Multiple rails apps on different ports w/ Apache/Passenger

Hi there. This thread is the closest to what I’m trying to do.

http://www.ruby-forum.com/topic/132408#new

I have three rails apps on one machine with Apache2/Passenger/REE. I
want them available at www.example.com/app1 and so on. I’m trying to
avoid www.example.com:8080 , 8081, 8082, etc. for various reasons. I’d
like to avoid going the Apache2 mod_rewrite route. Also, I plan to take
advantage of additional Nginx features after I get this working. For
example, I’d like Nginx to serve the static.

I’ve got some experience with Nginx – but not a lot. I would really
appreciate a few pointers – it’s been challenging.

Thanks! P

I am not sure exactly what you trying to do. But you can have NginX +
Passenger do this directly. And i am sure you can do it directly with
Apache + Passenger also.

http://modrails.org/documentation/Users%20guide%20Nginx.html#deploying_rails_to_sub_uri

Rob S. wrote:

I am not sure exactly what you trying to do. But you can have NginX +
Passenger do this directly. And i am sure you can do it directly with
Apache + Passenger also.

http://modrails.org/documentation/Users%20guide%20Nginx.html#deploying_rails_to_sub_uri

I’m putting three apps onto a linux box sitting in my bedroom. I’m
putting them online through dynamic DNS [dyndns]. I would prefer to
only open one port: 80. I could simply open more ports and tack :8080
and such onto the end of the url. That’s ugly.
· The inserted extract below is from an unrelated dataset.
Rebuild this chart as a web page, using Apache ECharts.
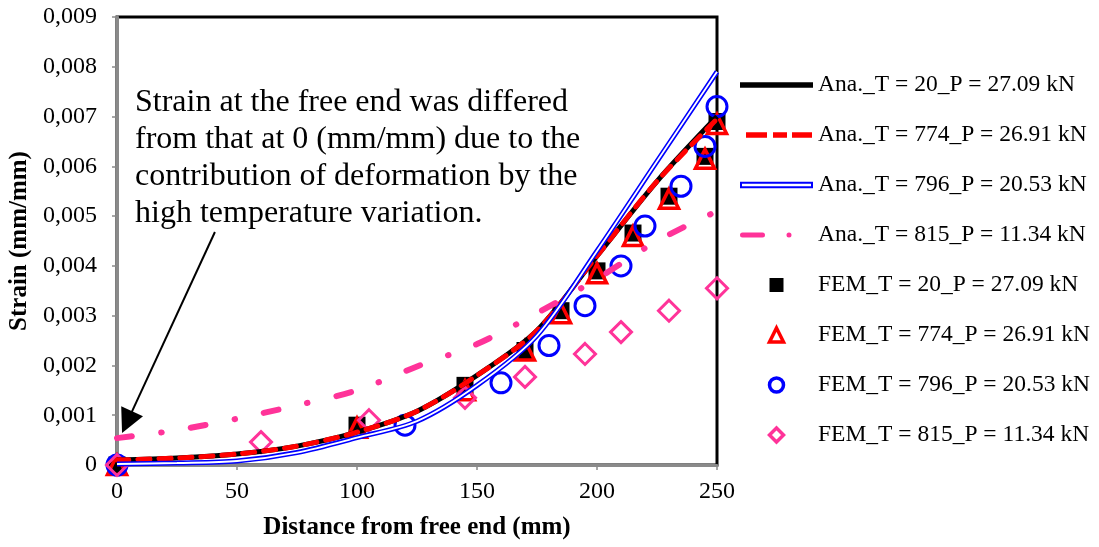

Yes, I could use Apache mod_rewrite. I ** don’t like ** apache rewrite.
Yes, I’m sure that I could do this with Nginx/passenger alone. The one
time I tried Nginx/passenger together, it didn’t benchmark well. That
may have been my own ignorance of Nginx. And truly, performance may not
be much of an issue.

Finally, I really like this combination with Nginx serving the static
files and Apache/passenger serving the rails requests. Shopify runs
like this. I created my own demo setup with Nginx serving static files
and proxying to a cluster of Apache2/passenger servers running on
multiple machines. It’s awesome!

May be I’m over-thinking it here. It seems to me that this similar setup
would work well in this case. It’s just that I can’t get the Nginx
configuration file right. From Nginx’s perspective, it shouldn’t care
that it’s passing rails to passenger. Sadly, I’m also ignorant of
Mongrel. I think that’s why I’m struggling to make this work from that
example.

Thanks for the help.

–Paul

On Sep 8, 2009, at 7:26 PM, Paul Hamann wrote:

I’m putting three apps onto a linux box sitting in my bedroom. I’m
putting them online through dynamic DNS [dyndns]. I would prefer to
only open one port: 80. I could simply open more ports and tack :8080
and such onto the end of the url. That’s ugly.
The suburl document that i linked to is Passenger’s official support
for multiple rails application running on 1 apache/nginx instance. The
apache specific portion can be found under the apache documentation.
Then you could just have NginX or apache listening on port 80 and
handling all the requests without having to proxy to multiple
instances of apache.

Yes, I could use Apache mod_rewrite. I ** don’t like ** apache
rewrite.
Yes, I’m sure that I could do this with Nginx/passenger alone. The
one
time I tried Nginx/passenger together, it didn’t benchmark well. That
may have been my own ignorance of Nginx. And truly, performance may
not
be much of an issue.
I am pretty sure you shouldn’t see any slower performance with NginX +
Passenger then having NginX / Apache + passenger. I mean you taking 1
less software out of the stack. If you having performance issues then
might wish to post your config or it could be a bug or issue with the
passenger NginX module.

May be I’m over-thinking it here. It seems to me that this similar
setup
would work well in this case. It’s just that I can’t get the Nginx
configuration file right. From Nginx’s perspective, it shouldn’t care
that it’s passing rails to passenger. Sadly, I’m also ignorant of
Mongrel. I think that’s why I’m struggling to make this work from
that
example.
I think for the setup you would be needing a combination of
location /app1 {
alias /path/to/app1/public;
try_files $uri @apache;
}

location /app2 {
alias /path/to/app2/public;
try_files $uri @apache;
}

location @apache {
proxy_pass http://localhost:8080;
}

This config probably won’t work outta the box. I wrote it pure outta
memory and that is shoddy at best!. But i think it might give you a
general idea. Also not sure if root or alias would work best here.